6 Replies Latest reply on Feb 5, 2011 9:36 AM by lamw

    Deduplication with GhettoVCBg2

    nweeks Lurker

      Hi All,

       

      I've build a simple sender-side deduplicated backup system for ESX (vSphere4), but it runs on the ESX host console, so is limited by it's resource constraints.

      I've moved over to GhettoVCBg2, but I miss the fact that backing up my 200GB volumes moved only a hundred or so MB across the network per day.

       

      Is it possible to leverage the VMA, and somehow:

      Take the snapshot(this is easy)

      Mount the snapshot volume VMDK as a read-only filesystem in the VMA under /mnt

      Instead of using vmkfstools to copy the complete snapshot file, use my dedupe code against the locally mounted VMDK, and then copy it to NAS/NFS/RSYNC/etc.

       

      Been looknig at the raw mode connects in vmkfstools, and it's so close to how vmware's VDR system use to mount the snapshot images, but I can't quite work it out.

       

      Looking forward to your replies!

       

      Nige.

        • 1. Re: Deduplication with GhettoVCBg2
          lamw Guru
          Community WarriorsVMware Employees

          Hello,

           

          ghettoVCBg2 does not run on ESX(i), I believe you're referring to ghettoVCB. ghettoVCBg2 runs on vMA and leverages the vSphere API versus running directly on the Service Console for classic ESX or Busybox Console for ESXi. The actual transfer is still happening within the VMkernel on the host but operations are requested within vMA.

           

          To answer your other question about mounting a VMDK on vMA, it's possible and you should be able to use the VDDK (http://www.vmware.com/support/developer/vddk/) and a licensed version of ESX(i) to remotely mount.
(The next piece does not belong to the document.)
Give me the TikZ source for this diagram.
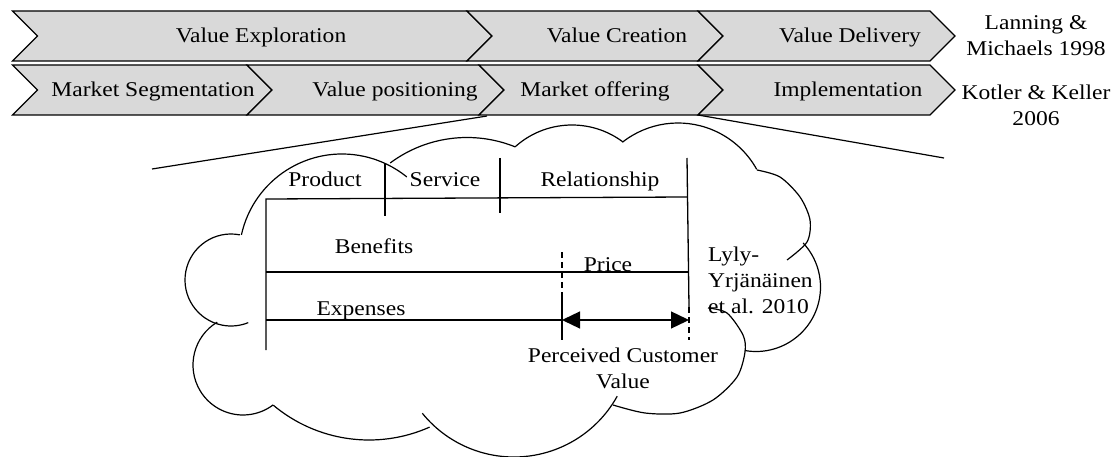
\documentclass[tikz,border=0pt]{standalone}
\usepackage{fontspec}
\setmainfont{Liberation Serif}[FakeStretch=1.12]
\usetikzlibrary{arrows.meta}

\begin{document}
\begin{tikzpicture}[x=1pt,y=-1pt,
  every node/.style={font=\fontsize{21}{26}\selectfont,inner sep=0pt},
  txt/.style={anchor=base},
  chev/.style={draw,line width=1.1pt,fill=black!15,line join=miter},
  bar/.style={line width=1.3pt},
  dsh/.style={line width=1.3pt,dash pattern=on 6pt off 4pt},
  lobe/.style={line width=1.2pt},
  tip/.style={line width=1.3pt,{Triangle[length=18pt,width=17pt]}-{Triangle[length=18pt,width=17pt]}}]
\useasboundingbox (0,0) rectangle (1118,457);

% process rows
\foreach \l/\r/\t in {12.5/467/11,467/698/11,698/930/11,12.5/247/65,247/479/65,479/698/65,698/930/65}
  \draw[chev] (\l,\t) -- (\r,\t) -- ++(25,25) -- ++(-25,25) -- (\l,\t+50) -- ++(25,-25) -- cycle;

\node[txt] (expl) at (261,43) {Value Exploration};
\node[txt] (crea) at (617,43) {Value Creation};
\node[txt] (deli) at (850,43) {Value Delivery};
\node[txt] (seg) at (153,97) {Market Segmentation};
\node[txt] (pos) at (395,97) {Value positioning};
\node[txt] (offer) at (595,97) {Market offering};
\node[txt] (impl) at (848,97) {Implementation};
\node[align=center] (lan) at (1036,36) {Lanning \&\\Michaels 1998};
\node[align=center] (kot) at (1036,105) {Kotler \& Keller\\2006};

% zoom lines
\coordinate (offbl) at (487,116);
\coordinate (offbr) at (698,115);
\coordinate (zl) at (152,169);
\coordinate (zr) at (944,158);
\draw[line width=1.2pt] (offbl) -- (zl);
\draw[line width=1.2pt] (offbr) -- (zr);

% cloud
\foreach \cx/\cy/\r/\a/\b in {231/280/46/-79/-292, 243/365/50/239/53, 369/291/149/130/66,
    514/339/118/141/29, 756/287/64.5/100/-43, 678/213/90/-128/-29, 572/210/85/-132/-53,
    467/266/128.5/-126.7/-68, 342/257/103/-167.6/-51}
  \draw[lobe] ([shift={(\a:\r)}]\cx,\cy) arc[start angle=\a,end angle=\b,radius=\r];
\draw[lobe] plot[smooth] coordinates {(708,308) (727,313) (743,335) (745,352) (737,377) (713,400) (680,413) (645,413) (613,405)};
\draw[lobe] plot[smooth] coordinates {(757,170) (780,177) (800,197) (810,220) (807,242) (787,260)};

% value bars
\draw[bar] (266,350) -- (266,199) -- (687,197);
\draw[bar] (687,158) -- (689,307);
\draw[dsh] (689,307) -- (689,340);
\draw[bar] (385,163) -- (385,216);
\draw[bar] (500,158) -- (500,213);
\draw[bar] (266,272) -- (689,272);
\draw[bar] (266,320) -- (562,320);
\draw[dsh] (562,252) -- (562,296);
\draw[bar] (562,296) -- (562,340);
\coordinate (pl) at (562,320);
\coordinate (pr) at (689,320);
\draw[tip] (pl) -- (pr);

\node[txt] (prod) at (325,186) {Product};
\node[txt] (serv) at (445,186) {Service};
\node[txt] (rel) at (600,186) {Relationship};
\node[txt] (ben) at (374,253) {Benefits};
\node[txt] (price) at (608,271) {Price};
\node[txt] (expn) at (361,315) {Expenses};
\node[align=center] (pcv) at (623,368) {Perceived Customer\\Value};
\node[align=left,anchor=west] (lyly) at (708,280) {Lyly-\\Yrjänäinen\\et al. 2010};
\end{tikzpicture}
\end{document}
You may or may not get better speeds, it's use fuse to mount the remote VMDK. I've not really looked into this but it's possible.

          • 2. Re: Deduplication with GhettoVCBg2
            nweeks Lurker

            Yep, I'm aware that it runs inside the vMA, and it's quite handy not having to setup scripts inside each host(We're using ESX 4.0 on the hosts) I'm liking it so far!

             

            I'll go and have a look at VDDK, and see if it'll even work.  The code I have starts at byte 0 of the snapshotted file, and breaking it into N byte pieces, compares the SHA1's against the last known block in the backup location(querying the database at that end).

             

            There's plenty of other operations it does as well, but that's not really in the scope of this discussion.

            Anything to save copying the whole snapshot file off the SAN before I start comparing blocks will be a great benefit.

             

            Thanks for your input!

             

            Nige.

            • 3. Re: Deduplication with GhettoVCBg2
              lamw Guru
              Community WarriorsVMware Employees

              What you're discussing here is exactly what the vStorage API (vSphere API + VDDK) which uses a new feature called Change Block Tracking, it allows you track the blocks that since changed from the last backup and allows you to only backup the deltas. VDDK is definitely what you'll want and there's also a document on creating your own backup solution leveraging this technology - http://www.vmware.com/support/developer/vddk/vadp_vsphere_backup12.pdf

              • 4. Re: Deduplication with GhettoVCBg2
                vmbru Enthusiast

                Imagine...GhettoVCBg3 utilizing CBT.  YES!   .  One can hope.

                • 5. Re: Deduplication with GhettoVCBg2
                  nweeks Lurker

                  As an interim step it looks like I can leverage the vmware-cmd's setconfig and connectdevice features to add the VMDK from the VM I wish to backup, and connect it to the vMA as a non-persistent disk, so that the vMA can have block-level access to it.

                   

                  This is a start, until I re-learn enough PERL to look at the VDDK SDK - it's been 12 years since I last wrote any PERL.

                   

                  But yes, CBT might be handy. Have to wait for a rainy day.

                   

                  Nige.

                  • 6. Re: Deduplication with GhettoVCBg2
                    lamw Guru
                    VMware EmployeesCommunity Warriors

                    Well if you're looking to remotely mount VMDKs to vMA, VMware already built a suite of tools called VDDK (VMware Disk Development Kit) which in-conjunction with vSphere API = vStorage API for Data Protection which is how they're leveraging CBT functionality. The issue is how do you guarantee that your block level copy is in fact consistent/etc. there's quite a bit if you're going to re-implement what VMware already provides in their native API. It's not an easy scripting task and it's more of a programmatic approach that you'll have to take with implementing something complex such as this.